Google confirmed yesterday via blog post that it has acquired Canadian smart glasses company North, which began life in 2012. The company didn’t reveal any details about the acquisition, which was first reported to be happening by The Globe and Mail, last week. Google’s SVP of Devices & Services Rick Osterloh, in the post cites North’s “strong technology foundation” as a key driver behind the deal.


He also emphasizes Google’s existing work in building “ambient computing,” which is to say computing that fades into the background of a user’s life, as the strategic reasoning behind the acquisition. North will join Google’s existing team in the Kitchener-Waterloo area, where North is already based, and it will aid with the company’s “hardware efforts and ambient computing future,” according to Osterloh.

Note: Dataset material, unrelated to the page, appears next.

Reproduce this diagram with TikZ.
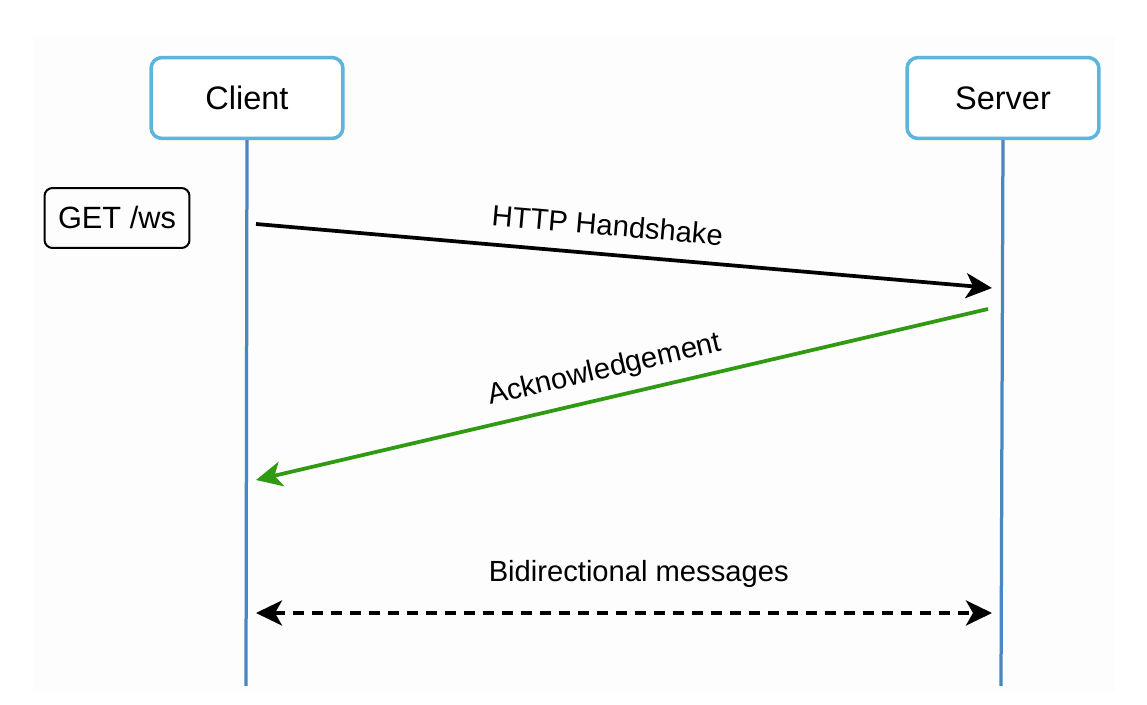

North’s co- founders Stephen Lake, Matthew Bailey and Aaron Grant said it would now be "winding down" support for its first-generation Focals 1.0. And it would not ship Focals 2.0 the second-generation version that the company had been teasing and preparing to release over the last several months.


Focals received significant media attention following their release, and provided the most consumer-friendly wearable-glasses-computing-interface ever launched. They closely resembled regular optical glasses, albeit with larger arms to house the active computing components, and projected a transparent display overlay onto one frame which showed things like messages and navigation directions.


Focals had some major limitations, however, including initially requiring that anyone wanting to purchase them go into a physical location for fitting, and then return for adjustments once they were ready. They were also quite expensive a pair costing $599, with prescription lenses an extra $200, and didn’t support the full range of prescriptions needed by many existing glasses-wearers. Software limitations, including limited access to Apple’s iMessage platform, also hampered the experience for Apple mobile device users.